Arterian, Lee, Tran April 2 @ Ford Food and Drink

Switch No. 46: We're thrilled to host Diana Arterian, Janice Lee and Stacey Tran

Where: Ford Food and Drink
2505 SE 11th Ave, Portland 

When: Monday, April 2, 7 pm sharp


Diana Arterian is the author of Playing Monster :: Seiche (1913 Press, 2017), the chapbooks With Lightness & Darkness and Other Brief Pieces (Essay Press, 2017) and Death Centos (Ugly Duckling Presse, 2013), and coeditor of Among Margins: Critical & Lyrical Writing on Aesthetics (Ricochet, 2016). Her creative work has been recognized with fellowships from the Banff Centre, Caldera, Vermont Studio Center, and Yaddo; and her poetry, essays, and translations have appeared in Asymptote, BOMB, Black Warrior Review, Boston Review, Denver Quarterly, and Los Angeles Review of Books, among others. Born and raised in Arizona, Arterian currently resides in Los Angeles, where she serves as poetry editor at Noemi Press and is a PhD candidate in Literature and Creative Writing at the University of Southern California.

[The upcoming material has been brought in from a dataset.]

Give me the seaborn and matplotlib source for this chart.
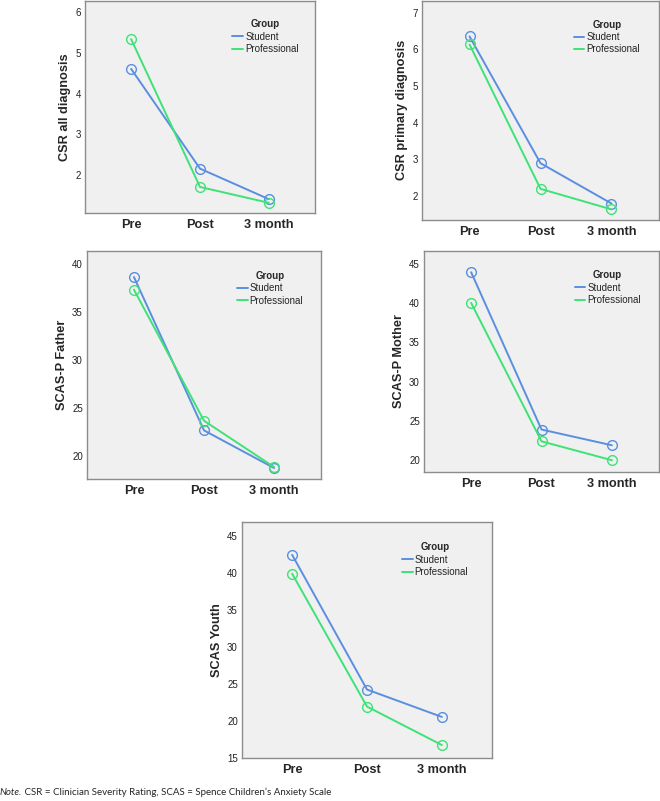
import pandas as pd
import matplotlib.pyplot as plt
import seaborn as sns
from matplotlib.lines import Line2D
from matplotlib.text import Annotation

timepoints = ["Pre", "Post", "3 month"]
groups = ["Student", "Professional"]

csr_all_student = [4.61, 2.16, 1.41]
csr_all_prof = [5.34, 1.71, 1.32]
csr_primary_student = [6.35, 2.89, 1.79]
csr_primary_prof = [6.13, 2.19, 1.63]
scasp_father_student = [38.6, 22.7, 18.8]
scasp_father_prof = [37.3, 23.7, 18.9]
scasp_mother_student = [43.9, 23.9, 21.9]
scasp_mother_prof = [40.0, 22.4, 20.0]
scas_youth_student = [42.4, 24.2, 20.5]
scas_youth_prof = [39.85, 21.9, 16.7]

colors = {"Student": "#5a8fe0", "Professional": "#3ee277"}

panels = [
    ("CSR all diagnosis", csr_all_student, csr_all_prof, (1.07, 6.29), [2, 3, 4, 5, 6],
     [85, 0.5, 315, 213]),
    ("CSR primary diagnosis", csr_primary_student, csr_primary_prof, (1.34, 7.33), [2, 3, 4, 5, 6, 7],
     [422, 0.5, 659, 220]),
    ("SCAS-P Father", scasp_father_student, scasp_father_prof, (17.66, 41.3), [20, 25, 30, 35, 40],
     [87, 251, 321, 479]),
    ("SCAS-P Mother", scasp_mother_student, scasp_mother_prof, (18.5, 46.6), [20, 25, 30, 35, 40, 45],
     [424, 251, 659, 472]),
    ("SCAS Youth", scas_youth_student, scas_youth_prof, (14.95, 46.84), [15, 20, 25, 30, 35, 40, 45],
     [242, 522, 492, 758]),
]

sns.set_style("white")
plt.rcParams["font.family"] = ["Liberation Sans", "DejaVu Sans"]

W, H = 660, 801
fig = plt.figure(figsize=(6.6, 8.01), dpi=100)

for label, stud, prof, ylim, yticks, (x0, y0, x1, y1) in panels:
    ax = fig.add_axes([x0 / W, 1 - y1 / H, (x1 - x0) / W, (y1 - y0) / H])
    df = pd.DataFrame({
        "Time": timepoints * 2,
        "Score": stud + prof,
        "Group": ["Student"] * 3 + ["Professional"] * 3,
    })
    sns.lineplot(data=df, x="Time", y="Score", hue="Group", hue_order=groups,
                 palette=colors, marker="o", markersize=7, markerfacecolor="none",
                 markeredgewidth=1.0, linewidth=1.4, legend=False, ax=ax)
    for ln, g in zip(ax.lines, groups):
        ln.set_markeredgecolor(colors[g])
    ax.set_facecolor("#f0f0f0")
    for s in ax.spines.values():
        s.set_color("#8c8c8c")
        s.set_linewidth(1.0)
    ax.set_xlim(-0.67, 2.67)
    ax.set_ylim(*ylim)
    ax.set_yticks(yticks)
    ax.set_xticks(range(3))
    ax.set_xticklabels(timepoints, fontsize=9.2, fontweight="bold")
    ax.tick_params(axis="y", length=0, labelsize=7, pad=3, labelcolor="#222222")
    ax.tick_params(axis="x", length=0, pad=4)
    ax.set_xlabel("")
    ax.set_ylabel(label, fontsize=9.2, fontweight="bold", labelpad=3)
    handles = [Line2D([], [], color=colors[g], linewidth=1.4) for g in groups]
    ax.legend(handles, groups, title="Group", loc="upper left",
              bbox_to_anchor=(0.62, 0.935), frameon=False, fontsize=7,
              title_fontproperties={"weight": "bold", "size": 7},
              handlelength=1.1, handletextpad=0.2, borderpad=0,
              labelspacing=0.25)

note = fig.text(0.0, 1 - 795 / H, "Note.", fontsize=7, style="italic",
                family=["Lato", "DejaVu Sans"])
rest = Annotation(" CSR = Clinician Severity Rating, SCAS = Spence Children\u2019s Anxiety Scale",
                  xy=(1, 0), xycoords=note, va="bottom", ha="left", fontsize=7,
                  family=["Lato", "DejaVu Sans"])
fig.add_artist(rest)

plt.savefig("out.png", dpi=100)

Janice Lee is the author of KEROTAKIS (Dog Horn Press, 2010), Daughter (Jaded Ibis, 2011), Damnation (Penny-Ante Editions, 2013), Reconsolidation (Penny-Ante Editions, 2015), and The Sky Isn’t Blue (Civil Coping Mechanisms, 2016). She writes about the filmic long take, slowness, interspecies communication, the apocalypse, and asks the question, how do we hold space open while maintaining intimacy? She is Founder & Executive Editor of Entropy, Co-Publisher at Civil Coping Mechanisms, and Contributing Editor at Fanzine. After living for over 30 years in California, she recently moved from Los Angeles to Portland, Oregon where she is an Assistant Professor of Fiction at Portland State University.


Stacey Tran is a writer from Portland, OR. She is the creator of Tender Table, a storytelling series about food, family, identity. She is the author of Soap for the Dogs (Gramma, 2018).



Tuesday, February 13, 2018

dan raphael & Anastacia-Renee 3/16 7:30 p.m. @ Ford Food and Drink

Switch No. 45 brings together two incredible performers: Anastasia-Renee from Seattle and Portland's own dan raphael

Where: Ford Food and Drink
2505 SE 11th Ave, Portland 

When: Friday, March 16, 7:30 p.m. sharp


Anastacia-Renee is the current Civic Poet of Seattle, recipient of the 2017 Artist of the Year Award, and former 2015-2017 Poet-in-Residence at Hugo House. She is the author of five books: Forget It (Black Radish Books), (v.), (Gramma Press) 26, (Dancing Girl Press), Kiss Me Doll Face (Gramma Press) and Answer(Me) (Winged City Chapbooks, Argus Press) and has received writing fellowships from Cave Canem, Hedgebrook, VONA, Artist Trust and Jack Straw, as well as a writing residency from Ragdale. Her theatrical mixed-media project, 9 Ounces: A One Woman Show, is a multivalent play unapologetically downward dogging its way through class, race, culture, oppression, depression, survival and epiphany. Her cross-genre writing has appeared in the anthologies: Women of Resistance: Poems for a New Feminism, Sinister Wisdom: Black Lesbians—We Are the Revolution, Revise the Psalm: Work Celebrating the Writing of Gwendolyn Brooks and literary magazines in and print and online: Split this Rock, Painted Bride Quarterly, Crab Creek Review, Seattle Review, Bone Bouquet, Duende, Synaethesia, Banqueted, Torch and many more. She teaches poetry and creative writing at Hugo House and Seattle University and lives as a superhero in Seattle with her wife and dog.



For over three decades, dan raphael’s been active in the Northwest as poet, performer, editor and reading host. The Closer You Get to Nowhere, his 20th book, will come out this fall from Last Word Press, which published Everyone in This Movie Gets Paid in June 2016. Current poems appear in Caliban, Otoliths, Courtship of Birds, Blackbox Manifold and In Between Hangovers. He is prose editor of Unlikely Stories, hosts the Fo Po Poetry series, and writes & records a news poem every Wednesday for the KBOO Evening News.